Much corporate-owned property in California hasn't changed hands since the 1970s, and also enjoys a huge property tax subsidy.

By the way, your LA example is too modest. I inherited my father's house, which he had owned since built in the 1960s. At the peak of the bubble, it was worth well over $1m (outside LA, at that), and my annual taxes were $760. (Now, of course, it's worth less!)

Meanwhile, people who bought during the bubble are triply shafted: they overpaid, they are entangled in disadvantageous mortgage products, and even if their property taxes decrease as their property value plummets, they're not protected from increases until the value catches up to the formula: purchase price+1%/year.
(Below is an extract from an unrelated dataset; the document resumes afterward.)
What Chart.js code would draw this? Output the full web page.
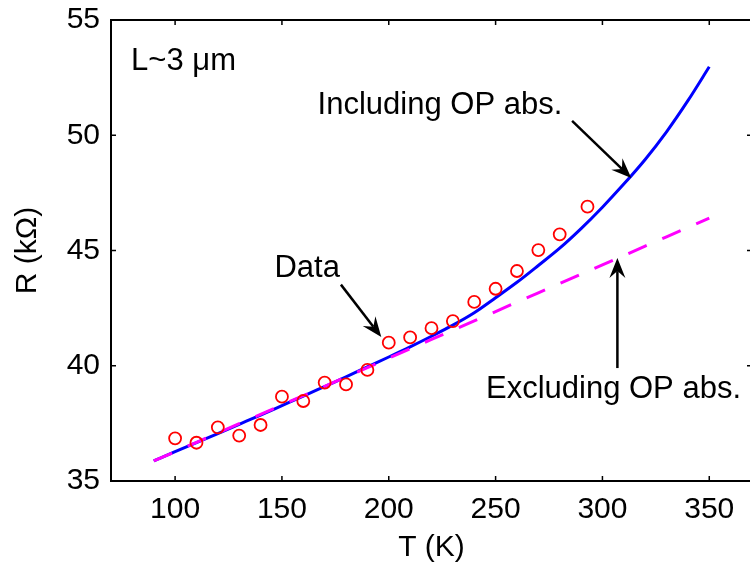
<!DOCTYPE html>
<html><head><meta charset="utf-8">
<script src="https://cdn.jsdelivr.net/npm/chart.js@4/dist/chart.umd.min.js"></script>
<style>html,body{margin:0;padding:0;overflow:hidden;background:#fff}
#wrap{width:760px;height:569px;position:relative}</style></head>
<body><div id="wrap"><canvas id="c"></canvas></div>
<script>
const xTicks = [100, 150, 200, 250, 300, 350];
const yTicks = [35, 40, 45, 50, 55];
const dataT = [100,110,120,130,140,150,160,170,180,190,200,210,220,230,240,250,260,270,280,293];
const dataR = [36.85,36.66,37.33,36.97,37.43,38.66,38.47,39.27,39.19,39.82,41.0,41.23,41.63,41.94,42.77,43.34,44.11,45.02,45.70,46.90];
const fitT = [90,100,110,120,130,140,150,160,170,180,190,200,210,220,230,240,250,260,270,280,290,300,310,320,330,340,350];
const inclR = [35.87,36.27,36.66,37.06,37.46,37.86,38.27,38.68,39.10,39.52,39.95,40.38,40.82,41.28,41.76,42.30,42.95,43.62,44.35,45.10,45.95,46.88,47.88,48.95,50.15,51.50,52.97];
const exclR = [35.87,36.27,36.68,37.08,37.49,37.89,38.30,38.70,39.11,39.52,39.92,40.33,40.73,41.14,41.54,41.95,42.35,42.76,43.16,43.57,43.97,44.38,44.78,45.19,45.59,46.00,46.40];
const noteTexts = ['L~3 μm', 'Including OP abs.', 'Data', 'Excluding OP abs.'];
const noteT = [79.4, 166.7, 146.5, 245.5];
const noteR = [52.83, 50.92, 43.86, 38.59];
const arrowFromT = [285.8, 177.6, 307];
const arrowFromR = [50.62, 43.52, 39.9];
const arrowToT = [313.5, 196.5, 307];
const arrowToR = [48.15, 41.25, 44.67];

const FONT = '"Liberation Sans", Arial, Helvetica, sans-serif';

function drawArrow(ctx, x1, y1, x2, y2) {
  const L = 20, W = 8, N = 13;
  const d = Math.hypot(x2 - x1, y2 - y1);
  const ux = (x2 - x1) / d, uy = (y2 - y1) / d;
  const nx = -uy, ny = ux;
  ctx.beginPath();
  ctx.moveTo(x1, y1);
  ctx.lineTo(x2 - N * ux, y2 - N * uy);
  ctx.stroke();
  ctx.beginPath();
  ctx.moveTo(x2, y2);
  ctx.lineTo(x2 - L * ux + W * nx, y2 - L * uy + W * ny);
  ctx.lineTo(x2 - N * ux, y2 - N * uy);
  ctx.lineTo(x2 - L * ux - W * nx, y2 - L * uy - W * ny);
  ctx.closePath();
  ctx.fill();
}

const frame = {
  id: 'frame',
  afterDraw(chart) {
    const {ctx, chartArea: a, scales: {x, y}} = chart;
    ctx.save();
    ctx.strokeStyle = '#000';
    ctx.lineWidth = 2;
    ctx.strokeRect(a.left, a.top, a.right - a.left, a.bottom - a.top);
    ctx.lineWidth = 1.5;
    const tl = 5;
    ctx.beginPath();
    xTicks.forEach(v => {
      const px = x.getPixelForValue(v);
      ctx.moveTo(px, a.bottom); ctx.lineTo(px, a.bottom - tl);
      ctx.moveTo(px, a.top); ctx.lineTo(px, a.top + tl);
    });
    yTicks.forEach(v => {
      const py = y.getPixelForValue(v);
      ctx.moveTo(a.left, py); ctx.lineTo(a.left + tl, py);
      ctx.moveTo(a.right, py); ctx.lineTo(a.right - tl, py);
    });
    ctx.stroke();
    ctx.fillStyle = '#000';
    ctx.font = '31px ' + FONT;
    ctx.textAlign = 'left';
    ctx.textBaseline = 'alphabetic';
    noteTexts.forEach((t, i) => ctx.fillText(t, x.getPixelForValue(noteT[i]), y.getPixelForValue(noteR[i])));
    ctx.lineWidth = 2.5;
    arrowFromT.forEach((t, i) => drawArrow(ctx,
      x.getPixelForValue(t), y.getPixelForValue(arrowFromR[i]),
      x.getPixelForValue(arrowToT[i]), y.getPixelForValue(arrowToR[i])));
    ctx.restore();
  }
};

new Chart(document.getElementById('c'), {
  type: 'line',
  data: {
    datasets: [
      {
        label: 'Data',
        data: dataT.map((t, i) => ({x: t, y: dataR[i]})),
        showLine: false,
        pointStyle: 'circle',
        pointRadius: 6,
        pointBorderWidth: 1.8,
        pointBorderColor: '#ff0000',
        pointBackgroundColor: 'rgba(0,0,0,0)',
        order: 0
      },
      {
        label: 'Excluding OP abs.',
        data: fitT.map((t, i) => ({x: t, y: exclR[i]})),
        borderColor: '#ff00ff',
        borderWidth: 3,
        borderDash: [20, 17],
        pointRadius: 0,
        tension: 0,
        fill: false,
        order: 1
      },
      {
        label: 'Including OP abs.',
        data: fitT.map((t, i) => ({x: t, y: inclR[i]})),
        borderColor: '#0000ff',
        borderWidth: 3,
        pointRadius: 0,
        cubicInterpolationMode: 'monotone',
        fill: false,
        order: 2
      }
    ]
  },
  options: {
    responsive: true,
    maintainAspectRatio: false,
    animation: false,
    devicePixelRatio: 1,
    layout: {padding: {left: 0, top: 20, right: 8, bottom: 0}},
    plugins: {legend: {display: false}, tooltip: {enabled: false}},
    scales: {
      x: {
        type: 'linear',
        min: 70, max: 370,
        afterBuildTicks: s => { s.ticks = xTicks.map(v => ({value: v})); },
        afterFit: s => { s.height = 88; s.paddingLeft = 0; s.paddingRight = 0; s.paddingTop = 0; s.paddingBottom = 0; },
        grid: {display: false, drawTicks: false},
        border: {display: false},
        ticks: {color: '#000', font: {family: FONT, size: 30}, padding: 11, maxRotation: 0, autoSkip: false},
        title: {display: true, text: 'T (K)', color: '#000', font: {family: FONT, size: 30}, padding: {top: 0, bottom: 3}}
      },
      y: {
        type: 'linear',
        min: 35, max: 55,
        afterBuildTicks: s => { s.ticks = yTicks.map(v => ({value: v})); },
        afterFit: s => { s.width = 111; s.paddingLeft = 0; s.paddingRight = 0; s.paddingTop = 0; s.paddingBottom = 0; },
        grid: {display: false, drawTicks: false},
        border: {display: false},
        ticks: {color: '#000', font: {family: FONT, size: 30}, padding: 11, autoSkip: false},
        title: {display: true, text: 'R (kΩ)', color: '#000', font: {family: FONT, size: 30}, padding: {top: 10, bottom: 0}}
      }
    }
  },
  plugins: [frame]
});
</script>
</body></html>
So: your tax rate in California depends largely on whether you own property, and if so, when you bought it. (Presumably, market pressures keep the share of property tax in rental costs pretty close to the average property tax burden).

Andrew & Jim, Re: Jim's

Andrew & Jim,

Re: Jim's contention of "More taxes, bigger deficits", and the implication of causality in that direction, some contend (with regard to the federal budget) that every dollar of incremental tax revenue will cause a dollar (or more) of incremental spending rather than result in smaller deficits, ceteris paribus. Although I consider it quite plausible that incremental revenues will cause some incremental spending, I am skeptical of assertion that we can reliably assume that this incremental spending will be equal to (or greater than) the amount of incremental revenue.

In academic literature analyzing this question it is referred to as the "tax-spend hypothesis" or the "revenue-expenditure nexus" (although it may be that references to "support of the tax-spend hypothesis" refer only to some incremental spending rather than to incremental spending equal or greater than the amount of incremental revenue). I've dug up several papers on this question, and so far I don't see a clear, consensus answer.

I would appreciate any argument you can offer one way or another on this question, as well as any related links to analyses, data, etc.